▸ **WHAT IS ASKED**:
In the entries below, find the lines that contain the word "image" and copy them.

▸ **EXTRACTED ENTRIES**:
━━━━━━

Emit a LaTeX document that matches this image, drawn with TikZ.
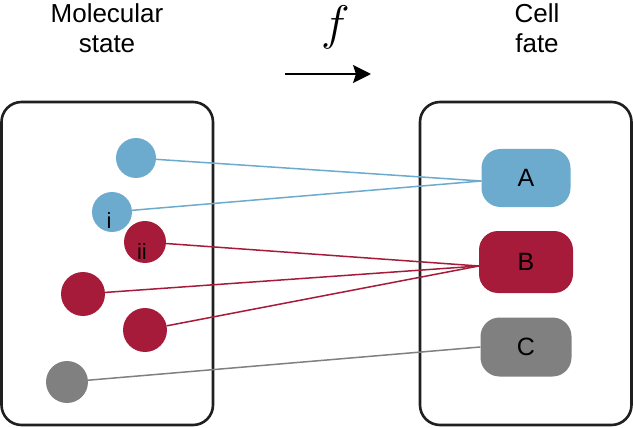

━━━━━━

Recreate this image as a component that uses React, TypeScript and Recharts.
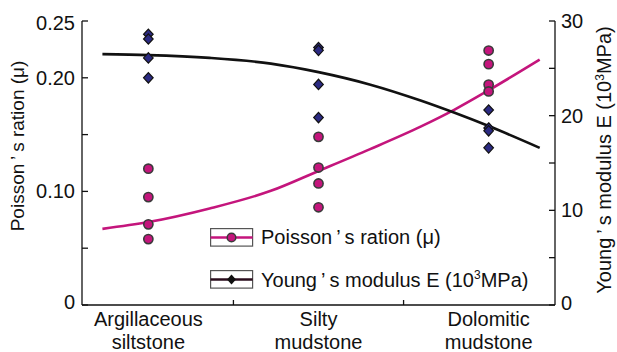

━━━━━━

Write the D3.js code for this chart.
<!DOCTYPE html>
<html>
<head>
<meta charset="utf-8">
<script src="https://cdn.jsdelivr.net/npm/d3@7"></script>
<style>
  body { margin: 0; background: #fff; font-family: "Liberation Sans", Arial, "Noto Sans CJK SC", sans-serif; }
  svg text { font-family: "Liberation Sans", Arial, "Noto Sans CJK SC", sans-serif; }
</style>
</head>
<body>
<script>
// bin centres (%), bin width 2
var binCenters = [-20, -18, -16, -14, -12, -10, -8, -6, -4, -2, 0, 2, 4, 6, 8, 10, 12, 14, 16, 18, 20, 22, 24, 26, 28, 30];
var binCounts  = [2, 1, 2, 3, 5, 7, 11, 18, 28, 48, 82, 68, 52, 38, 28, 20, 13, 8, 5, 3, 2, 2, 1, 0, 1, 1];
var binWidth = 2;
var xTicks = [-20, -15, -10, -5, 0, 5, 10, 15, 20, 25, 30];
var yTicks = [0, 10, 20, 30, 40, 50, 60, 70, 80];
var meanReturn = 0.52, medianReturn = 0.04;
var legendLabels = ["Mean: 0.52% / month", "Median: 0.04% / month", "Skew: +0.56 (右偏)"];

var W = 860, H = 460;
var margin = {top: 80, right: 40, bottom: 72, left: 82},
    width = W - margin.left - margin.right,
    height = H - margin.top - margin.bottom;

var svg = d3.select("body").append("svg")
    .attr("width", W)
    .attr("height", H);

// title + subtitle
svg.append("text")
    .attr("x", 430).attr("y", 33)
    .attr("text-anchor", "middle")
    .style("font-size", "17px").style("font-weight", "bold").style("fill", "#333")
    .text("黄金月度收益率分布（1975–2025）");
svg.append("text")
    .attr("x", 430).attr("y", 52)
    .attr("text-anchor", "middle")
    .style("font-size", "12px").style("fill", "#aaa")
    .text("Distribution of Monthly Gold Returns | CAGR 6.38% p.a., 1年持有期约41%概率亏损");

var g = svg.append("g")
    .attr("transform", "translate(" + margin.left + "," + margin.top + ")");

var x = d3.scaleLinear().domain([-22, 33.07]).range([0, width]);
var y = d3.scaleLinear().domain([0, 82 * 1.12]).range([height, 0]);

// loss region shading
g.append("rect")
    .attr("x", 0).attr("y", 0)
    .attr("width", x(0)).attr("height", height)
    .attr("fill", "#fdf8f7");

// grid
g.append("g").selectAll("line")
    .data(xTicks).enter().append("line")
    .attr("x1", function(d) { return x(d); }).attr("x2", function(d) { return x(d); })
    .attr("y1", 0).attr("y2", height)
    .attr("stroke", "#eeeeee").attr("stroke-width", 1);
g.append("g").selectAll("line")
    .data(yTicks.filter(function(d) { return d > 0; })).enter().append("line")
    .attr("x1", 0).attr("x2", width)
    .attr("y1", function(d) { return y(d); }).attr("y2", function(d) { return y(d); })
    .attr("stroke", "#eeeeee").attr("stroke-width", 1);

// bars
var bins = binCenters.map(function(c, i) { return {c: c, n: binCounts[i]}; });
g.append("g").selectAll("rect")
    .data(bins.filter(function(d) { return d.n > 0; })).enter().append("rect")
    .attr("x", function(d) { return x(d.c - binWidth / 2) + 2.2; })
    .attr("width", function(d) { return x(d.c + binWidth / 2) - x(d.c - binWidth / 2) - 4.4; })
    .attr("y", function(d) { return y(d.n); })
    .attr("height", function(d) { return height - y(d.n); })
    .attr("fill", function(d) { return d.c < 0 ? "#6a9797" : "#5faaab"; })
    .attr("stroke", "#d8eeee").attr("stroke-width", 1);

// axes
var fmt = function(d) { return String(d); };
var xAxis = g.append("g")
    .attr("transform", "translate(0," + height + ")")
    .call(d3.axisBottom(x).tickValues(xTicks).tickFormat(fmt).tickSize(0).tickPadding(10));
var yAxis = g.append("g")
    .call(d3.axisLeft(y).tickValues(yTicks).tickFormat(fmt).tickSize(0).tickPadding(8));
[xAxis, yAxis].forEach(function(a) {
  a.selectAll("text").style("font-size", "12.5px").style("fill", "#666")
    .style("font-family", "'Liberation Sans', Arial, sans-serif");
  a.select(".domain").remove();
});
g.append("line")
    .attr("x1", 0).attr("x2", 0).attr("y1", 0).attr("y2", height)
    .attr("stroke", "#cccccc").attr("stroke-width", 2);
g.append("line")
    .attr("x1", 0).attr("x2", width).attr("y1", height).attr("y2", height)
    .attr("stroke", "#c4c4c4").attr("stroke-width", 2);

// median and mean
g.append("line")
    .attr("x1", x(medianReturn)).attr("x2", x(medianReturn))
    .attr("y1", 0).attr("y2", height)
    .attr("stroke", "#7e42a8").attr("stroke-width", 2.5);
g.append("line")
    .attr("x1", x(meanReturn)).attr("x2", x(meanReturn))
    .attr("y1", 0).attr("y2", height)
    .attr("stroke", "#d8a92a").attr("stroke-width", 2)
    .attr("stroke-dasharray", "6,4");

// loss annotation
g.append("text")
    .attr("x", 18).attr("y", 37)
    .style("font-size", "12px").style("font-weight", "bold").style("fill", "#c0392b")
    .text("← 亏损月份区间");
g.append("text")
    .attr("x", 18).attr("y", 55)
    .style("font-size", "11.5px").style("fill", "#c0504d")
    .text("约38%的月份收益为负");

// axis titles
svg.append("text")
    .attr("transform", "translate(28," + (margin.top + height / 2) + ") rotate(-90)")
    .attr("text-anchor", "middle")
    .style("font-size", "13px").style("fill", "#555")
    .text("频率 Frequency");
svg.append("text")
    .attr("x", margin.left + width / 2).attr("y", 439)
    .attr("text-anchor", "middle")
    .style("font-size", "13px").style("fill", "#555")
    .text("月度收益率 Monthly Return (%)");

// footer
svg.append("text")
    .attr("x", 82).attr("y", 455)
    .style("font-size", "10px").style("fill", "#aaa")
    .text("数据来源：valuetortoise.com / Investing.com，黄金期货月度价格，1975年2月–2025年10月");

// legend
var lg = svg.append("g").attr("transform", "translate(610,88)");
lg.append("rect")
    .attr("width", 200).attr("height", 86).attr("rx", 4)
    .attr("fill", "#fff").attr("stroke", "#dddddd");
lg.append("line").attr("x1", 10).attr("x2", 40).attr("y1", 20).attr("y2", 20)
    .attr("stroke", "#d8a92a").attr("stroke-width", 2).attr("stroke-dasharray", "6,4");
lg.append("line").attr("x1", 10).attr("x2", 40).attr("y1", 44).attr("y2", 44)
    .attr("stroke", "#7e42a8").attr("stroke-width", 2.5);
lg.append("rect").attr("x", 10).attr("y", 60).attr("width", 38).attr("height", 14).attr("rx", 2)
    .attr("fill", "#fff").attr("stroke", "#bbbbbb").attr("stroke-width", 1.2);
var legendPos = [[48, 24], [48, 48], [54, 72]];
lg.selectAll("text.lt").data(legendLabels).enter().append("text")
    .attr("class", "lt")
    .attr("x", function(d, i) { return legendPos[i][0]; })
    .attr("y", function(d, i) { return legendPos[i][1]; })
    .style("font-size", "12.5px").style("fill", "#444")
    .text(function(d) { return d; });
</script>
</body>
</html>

━━━━━━

▸ **WRITTEN ANSWER**:
Emit a LaTeX document that matches this image, drawn with TikZ.
Recreate this image as a component that uses React, TypeScript and Recharts.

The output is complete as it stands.